For the season, batters are 6-for-53 (.113) against Cingrani in 71 plate appearances with runners in scoring position. He’s got 24 strikeouts in those situations, although he has walked 12.
“After they scored that first (run) I tried to bear down a little bit and get those guys out and limit the damage,” said Cingrani. “It more amps me up than anything to face somebody like Matt Holliday. He’s trying to hit home runs and pull the ball. Beltran the same thing. It kind of amps me up a little bit more and I try to throw the ball harder.”
By pitching around Holliday in the first inning – the unintentional intentional walk – Cingrani and catcher Devin Mesoraco showed they’ve got some smarts about them also.
“His other pitches are well behind but he’s got a good, good fastball that he can locate,” said Mesoraco. “He can throw it up in the zone, he can bury it in on guys’ hands. It’s a tough pitch because he’s got a bit of a funky motion and it really gets on you. That’s definitely his go to.”

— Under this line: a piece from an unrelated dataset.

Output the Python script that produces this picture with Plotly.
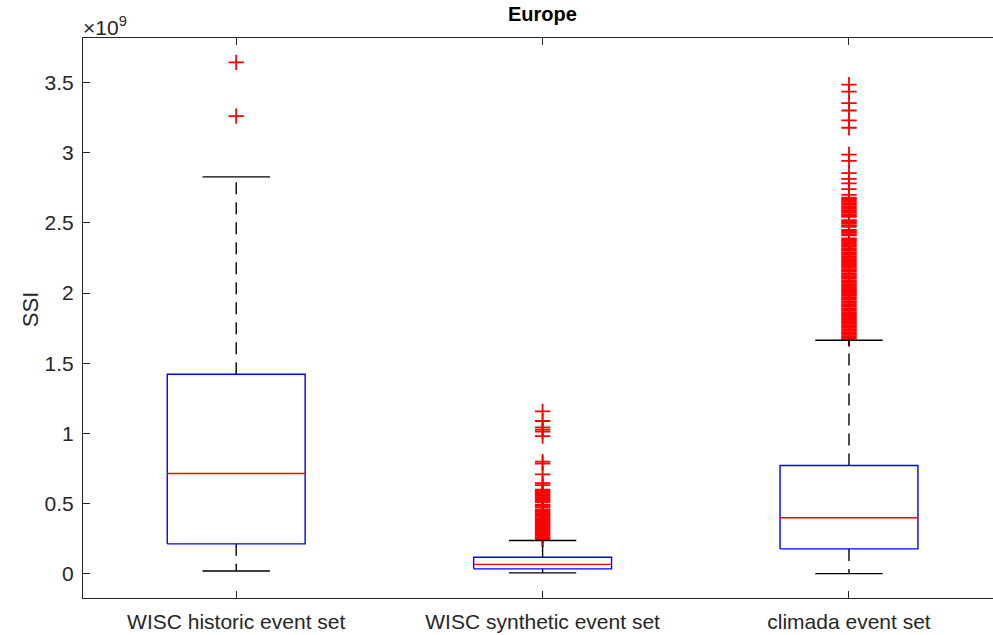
import plotly.graph_objects as go

# ---- data (SSI values in units of 1e9) ----
categories = ["WISC historic event set", "WISC synthetic event set", "climada event set"]
q1 = [0.212, 0.034, 0.176]
median = [0.714, 0.066, 0.398]
q3 = [1.421, 0.117, 0.771]
lower_whisker = [0.019, 0.005, 0.000]
upper_whisker = [2.829, 0.236, 1.664]

outliers_historic = [3.645, 3.262]
outliers_synthetic = [
    1.157, 1.088, 1.043, 1.027, 1.012, 0.980, 0.798, 0.784, 0.707, 0.645, 0.631,
    0.598, 0.590, 0.581, 0.572, 0.563, 0.554, 0.545, 0.536, 0.527, 0.518, 0.509,
    0.492, 0.483, 0.474, 0.458, 0.449, 0.440, 0.431, 0.422, 0.413, 0.404, 0.395,
    0.386, 0.377, 0.368, 0.359, 0.350, 0.341, 0.332, 0.323, 0.314, 0.305, 0.296,
    0.287, 0.278, 0.269, 0.260, 0.251, 0.242,
]
outliers_climada = [
    3.486, 3.436, 3.355, 3.302, 3.231, 3.179, 2.988, 2.943, 2.855, 2.814, 2.783,
    2.741, 2.700, 2.680, 2.671, 2.660, 2.652, 2.641, 2.633, 2.620, 2.612, 2.603,
    2.591, 2.582, 2.574, 2.561, 2.552, 2.544, 2.520, 2.511, 2.502, 2.493, 2.481,
    2.472, 2.450, 2.441, 2.432, 2.421, 2.412, 2.390, 2.381, 2.372, 2.363, 2.351,
    2.342, 2.333, 2.321, 2.312, 2.303, 2.291, 2.282, 2.273, 2.262, 2.251, 2.242,
    2.231, 2.222, 2.213, 2.201, 2.192, 2.183, 2.171, 2.162, 2.153, 2.141, 2.132,
    2.121, 2.112, 2.103, 2.091, 2.082, 2.073, 2.062, 2.051, 2.042, 2.031, 2.022,
    2.013, 2.001, 1.992, 1.983, 1.971, 1.962, 1.953, 1.941, 1.932, 1.921, 1.912,
    1.903, 1.891, 1.882, 1.873, 1.862, 1.851, 1.842, 1.831, 1.822, 1.813, 1.801,
    1.792, 1.783, 1.771, 1.762, 1.753, 1.741, 1.732, 1.721, 1.712, 1.703, 1.691,
    1.682, 1.673,
]
outliers = [outliers_historic, outliers_synthetic, outliers_climada]

y_ticks = [0, 0.5, 1, 1.5, 2, 2.5, 3, 3.5]
y_tick_labels = ["0", "0.5", "1", "1.5", "2", "2.5", "3", "3.5"]

# ---- style ----
FONT = "Liberation Sans, Arial, Helvetica, sans-serif"
TXT = "#262626"
BOX_HALF = 0.225
CAP_HALF = 0.11

fig = go.Figure()

for i, name in enumerate(categories):
    c = i + 1
    # outliers
    fig.add_trace(go.Scatter(
        x=[c] * len(outliers[i]), y=outliers[i], mode="markers",
        marker=dict(symbol="cross-thin", size=11, line=dict(color="red", width=1.8)),
        hoverinfo="y", showlegend=False))
    # whiskers (dashed)
    fig.add_trace(go.Scatter(
        x=[c, c, None, c, c],
        y=[q3[i], upper_whisker[i], None, q1[i], lower_whisker[i]],
        mode="lines", line=dict(color="black", width=1.4, dash="12px,8px"),
        hoverinfo="skip", showlegend=False))
    # caps
    fig.add_trace(go.Scatter(
        x=[c - CAP_HALF, c + CAP_HALF, None, c - CAP_HALF, c + CAP_HALF],
        y=[upper_whisker[i], upper_whisker[i], None, lower_whisker[i], lower_whisker[i]],
        mode="lines", line=dict(color="black", width=1.4),
        hoverinfo="skip", showlegend=False))
    # box
    fig.add_trace(go.Scatter(
        x=[c - BOX_HALF, c + BOX_HALF, c + BOX_HALF, c - BOX_HALF, c - BOX_HALF],
        y=[q1[i], q1[i], q3[i], q3[i], q1[i]],
        mode="lines", line=dict(color="blue", width=1.4),
        hoverinfo="skip", showlegend=False))
    # median
    fig.add_trace(go.Scatter(
        x=[c - BOX_HALF, c + BOX_HALF], y=[median[i], median[i]],
        mode="lines", line=dict(color="red", width=1.4),
        hoverinfo="skip", showlegend=False))

fig.update_layout(
    width=993, height=635,
    margin=dict(l=83, r=0, t=38, b=37),
    paper_bgcolor="white", plot_bgcolor="white",
    font=dict(family=FONT, size=21, color=TXT),
    showlegend=False,
    xaxis=dict(
        range=[0.5, 3.47], tickmode="array", tickvals=[1, 2, 3], ticktext=categories,
        ticks="inside", ticklen=7, tickcolor=TXT, tickwidth=1,
        showline=True, linecolor=TXT, linewidth=1, mirror="ticks",
        showgrid=False, zeroline=False, ticklabelstandoff=5,
        tickfont=dict(family=FONT, size=21, color=TXT),
    ),
    yaxis=dict(
        range=[-0.174, 3.819], tickmode="array", tickvals=y_ticks, ticktext=y_tick_labels,
        ticks="inside", ticklen=7, tickcolor=TXT, tickwidth=1,
        showline=True, linecolor=TXT, linewidth=1,
        showgrid=False, zeroline=False, ticklabelstandoff=4,
        tickfont=dict(family=FONT, size=21, color=TXT),
    ),
    annotations=[
        dict(text="<b>Europe</b>", xref="x", x=2.0, yref="paper", y=1.0,
             xanchor="center", yanchor="bottom", yshift=11, showarrow=False,
             font=dict(family=FONT, size=20, color="black")),
        dict(text="×10<sup>9</sup>", xref="paper", x=0, yref="paper", y=1.0,
             xanchor="left", yanchor="bottom", showarrow=False, xshift=-2, yshift=-3,
             font=dict(family=FONT, size=21, color=TXT)),
        dict(text="SSI", xref="paper", x=0, yref="paper", y=0.514, xshift=-53,
             xanchor="center", yanchor="middle", textangle=-90, showarrow=False,
             font=dict(family=FONT, size=22, color=TXT)),
    ],
)

fig.write_html("out.html", config={"displayModeBar": False},
               post_script="document.body.style.margin='0';document.body.style.overflow='hidden';")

The offense backed up the pitching Saturday. Jack Hannahan had a two-run, two-out single in the first inning to give the Reds the lead. Mesoraco gave Cingrani and the Reds some breathing room with a two-run home run to left field with two outs in the fourth inning. Brandon Phillips made it 5-1 with a double off the base of the wall in right-center to score Joey Votto from first base with two outs in the fifth inning.
No lead is safe against the Cardinals, however. They lead the majors in hitting with runners in scoring position, .337 at game’s beginning, and had five of the top nine individual averages in the National League.
In the top of sixth they loaded the bases against Cingrani; Holliday doubled off the glove of a diving Hannahan at third base, Freese walked and Descalso blooped a single into center. That ended Cingrani’s night after 103 pitches. Alfredo Simon and Manny Parra limited the Cardinals to two runs on a pair of groundouts, the start of a shutdown night for the bullpen, which pitched four innings of no-hit baseball.
The Reds tacked on insurance runs in the eighth inning with home runs by Mesoraco and Shin-Soo Choo.
But it was Tony Cingrani, imperfect as he might have been, being as perfect as he needed to be when it counted most that helped the Reds erase Friday night.